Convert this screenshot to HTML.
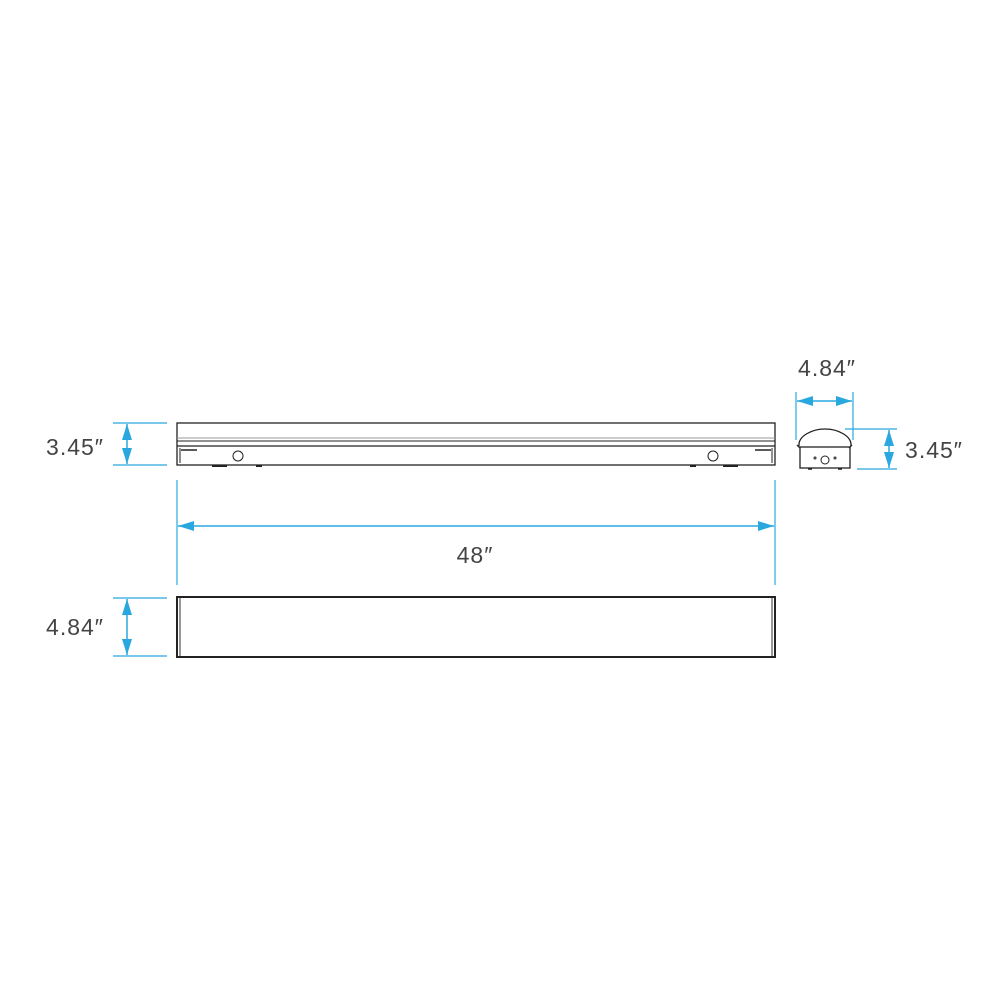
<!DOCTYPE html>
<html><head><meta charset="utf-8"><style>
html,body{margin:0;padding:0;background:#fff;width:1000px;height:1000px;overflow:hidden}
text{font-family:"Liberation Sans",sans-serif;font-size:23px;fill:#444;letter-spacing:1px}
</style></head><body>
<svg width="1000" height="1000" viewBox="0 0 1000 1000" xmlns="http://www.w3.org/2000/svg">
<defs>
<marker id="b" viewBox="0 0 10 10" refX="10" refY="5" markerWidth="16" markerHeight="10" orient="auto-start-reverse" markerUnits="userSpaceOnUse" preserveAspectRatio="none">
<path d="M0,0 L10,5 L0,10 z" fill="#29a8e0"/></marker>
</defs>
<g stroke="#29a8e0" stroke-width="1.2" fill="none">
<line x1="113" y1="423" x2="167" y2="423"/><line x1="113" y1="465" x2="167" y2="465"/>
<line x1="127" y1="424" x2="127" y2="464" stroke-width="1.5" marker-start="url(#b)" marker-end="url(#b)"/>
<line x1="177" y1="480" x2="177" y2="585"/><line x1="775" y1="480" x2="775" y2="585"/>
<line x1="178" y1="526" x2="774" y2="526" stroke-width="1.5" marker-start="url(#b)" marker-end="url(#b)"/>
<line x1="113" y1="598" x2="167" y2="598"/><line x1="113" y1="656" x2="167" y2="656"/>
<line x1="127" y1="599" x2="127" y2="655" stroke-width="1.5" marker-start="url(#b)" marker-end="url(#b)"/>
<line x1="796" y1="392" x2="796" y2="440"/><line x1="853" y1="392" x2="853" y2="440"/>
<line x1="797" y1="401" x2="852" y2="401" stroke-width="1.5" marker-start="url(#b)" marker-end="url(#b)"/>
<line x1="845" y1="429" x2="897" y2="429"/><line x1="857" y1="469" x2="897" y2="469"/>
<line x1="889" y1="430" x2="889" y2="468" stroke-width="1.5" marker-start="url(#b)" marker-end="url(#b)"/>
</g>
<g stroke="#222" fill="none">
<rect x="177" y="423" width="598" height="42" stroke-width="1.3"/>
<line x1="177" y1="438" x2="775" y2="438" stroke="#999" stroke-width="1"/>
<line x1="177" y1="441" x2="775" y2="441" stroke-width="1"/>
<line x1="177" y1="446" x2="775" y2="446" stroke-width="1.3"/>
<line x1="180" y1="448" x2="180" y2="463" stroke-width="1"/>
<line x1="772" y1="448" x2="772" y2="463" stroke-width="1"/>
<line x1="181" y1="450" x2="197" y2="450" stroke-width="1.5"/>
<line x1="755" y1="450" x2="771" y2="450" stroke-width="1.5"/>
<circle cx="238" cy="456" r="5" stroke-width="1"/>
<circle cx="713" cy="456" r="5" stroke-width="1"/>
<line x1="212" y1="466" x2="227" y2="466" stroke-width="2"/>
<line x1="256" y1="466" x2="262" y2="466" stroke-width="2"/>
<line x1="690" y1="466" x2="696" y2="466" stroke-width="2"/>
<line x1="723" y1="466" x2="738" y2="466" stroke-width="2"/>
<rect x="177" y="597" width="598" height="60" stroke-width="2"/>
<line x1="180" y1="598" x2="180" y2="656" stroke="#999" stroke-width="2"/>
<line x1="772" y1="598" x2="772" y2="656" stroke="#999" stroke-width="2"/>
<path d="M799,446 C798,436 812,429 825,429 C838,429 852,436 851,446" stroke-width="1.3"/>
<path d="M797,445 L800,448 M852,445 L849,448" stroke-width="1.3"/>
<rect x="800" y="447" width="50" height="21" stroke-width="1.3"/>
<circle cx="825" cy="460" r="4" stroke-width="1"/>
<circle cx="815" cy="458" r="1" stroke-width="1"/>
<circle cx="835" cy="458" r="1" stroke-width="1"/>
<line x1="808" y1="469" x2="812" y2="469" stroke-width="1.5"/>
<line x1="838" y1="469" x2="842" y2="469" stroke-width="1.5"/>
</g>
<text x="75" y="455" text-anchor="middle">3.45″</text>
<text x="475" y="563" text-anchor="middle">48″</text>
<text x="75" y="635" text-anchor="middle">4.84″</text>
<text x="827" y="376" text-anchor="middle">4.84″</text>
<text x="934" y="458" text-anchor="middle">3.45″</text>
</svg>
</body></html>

● Stated exercise
Set the pictures aside and transcribe the data above exactly.

● Response to the exercise
Convert this screenshot to HTML.
<!DOCTYPE html>
<html><head><meta charset="utf-8"><style>
html,body{margin:0;padding:0;background:#fff;width:1000px;height:1000px;overflow:hidden}
text{font-family:"Liberation Sans",sans-serif;font-size:23px;fill:#444;letter-spacing:1px}
</style></head><body>
<svg width="1000" height="1000" viewBox="0 0 1000 1000" xmlns="http://www.w3.org/2000/svg">
<defs>
<marker id="b" viewBox="0 0 10 10" refX="10" refY="5" markerWidth="16" markerHeight="10" orient="auto-start-reverse" markerUnits="userSpaceOnUse" preserveAspectRatio="none">
<path d="M0,0 L10,5 L0,10 z" fill="#29a8e0"/></marker>
</defs>
<g stroke="#29a8e0" stroke-width="1.2" fill="none">
<line x1="113" y1="423" x2="167" y2="423"/><line x1="113" y1="465" x2="167" y2="465"/>
<line x1="127" y1="424" x2="127" y2="464" stroke-width="1.5" marker-start="url(#b)" marker-end="url(#b)"/>
<line x1="177" y1="480" x2="177" y2="585"/><line x1="775" y1="480" x2="775" y2="585"/>
<line x1="178" y1="526" x2="774" y2="526" stroke-width="1.5" marker-start="url(#b)" marker-end="url(#b)"/>
<line x1="113" y1="598" x2="167" y2="598"/><line x1="113" y1="656" x2="167" y2="656"/>
<line x1="127" y1="599" x2="127" y2="655" stroke-width="1.5" marker-start="url(#b)" marker-end="url(#b)"/>
<line x1="796" y1="392" x2="796" y2="440"/><line x1="853" y1="392" x2="853" y2="440"/>
<line x1="797" y1="401" x2="852" y2="401" stroke-width="1.5" marker-start="url(#b)" marker-end="url(#b)"/>
<line x1="845" y1="429" x2="897" y2="429"/><line x1="857" y1="469" x2="897" y2="469"/>
<line x1="889" y1="430" x2="889" y2="468" stroke-width="1.5" marker-start="url(#b)" marker-end="url(#b)"/>
</g>
<g stroke="#222" fill="none">
<rect x="177" y="423" width="598" height="42" stroke-width="1.3"/>
<line x1="177" y1="438" x2="775" y2="438" stroke="#999" stroke-width="1"/>
<line x1="177" y1="441" x2="775" y2="441" stroke-width="1"/>
<line x1="177" y1="446" x2="775" y2="446" stroke-width="1.3"/>
<line x1="180" y1="448" x2="180" y2="463" stroke-width="1"/>
<line x1="772" y1="448" x2="772" y2="463" stroke-width="1"/>
<line x1="181" y1="450" x2="197" y2="450" stroke-width="1.5"/>
<line x1="755" y1="450" x2="771" y2="450" stroke-width="1.5"/>
<circle cx="238" cy="456" r="5" stroke-width="1"/>
<circle cx="713" cy="456" r="5" stroke-width="1"/>
<line x1="212" y1="466" x2="227" y2="466" stroke-width="2"/>
<line x1="256" y1="466" x2="262" y2="466" stroke-width="2"/>
<line x1="690" y1="466" x2="696" y2="466" stroke-width="2"/>
<line x1="723" y1="466" x2="738" y2="466" stroke-width="2"/>
<rect x="177" y="597" width="598" height="60" stroke-width="2"/>
<line x1="180" y1="598" x2="180" y2="656" stroke="#999" stroke-width="2"/>
<line x1="772" y1="598" x2="772" y2="656" stroke="#999" stroke-width="2"/>
<path d="M799,446 C798,436 812,429 825,429 C838,429 852,436 851,446" stroke-width="1.3"/>
<path d="M797,445 L800,448 M852,445 L849,448" stroke-width="1.3"/>
<rect x="800" y="447" width="50" height="21" stroke-width="1.3"/>
<circle cx="825" cy="460" r="4" stroke-width="1"/>
<circle cx="815" cy="458" r="1" stroke-width="1"/>
<circle cx="835" cy="458" r="1" stroke-width="1"/>
<line x1="808" y1="469" x2="812" y2="469" stroke-width="1.5"/>
<line x1="838" y1="469" x2="842" y2="469" stroke-width="1.5"/>
</g>
<text x="75" y="455" text-anchor="middle">3.45″</text>
<text x="475" y="563" text-anchor="middle">48″</text>
<text x="75" y="635" text-anchor="middle">4.84″</text>
<text x="827" y="376" text-anchor="middle">4.84″</text>
<text x="934" y="458" text-anchor="middle">3.45″</text>
</svg>
</body></html>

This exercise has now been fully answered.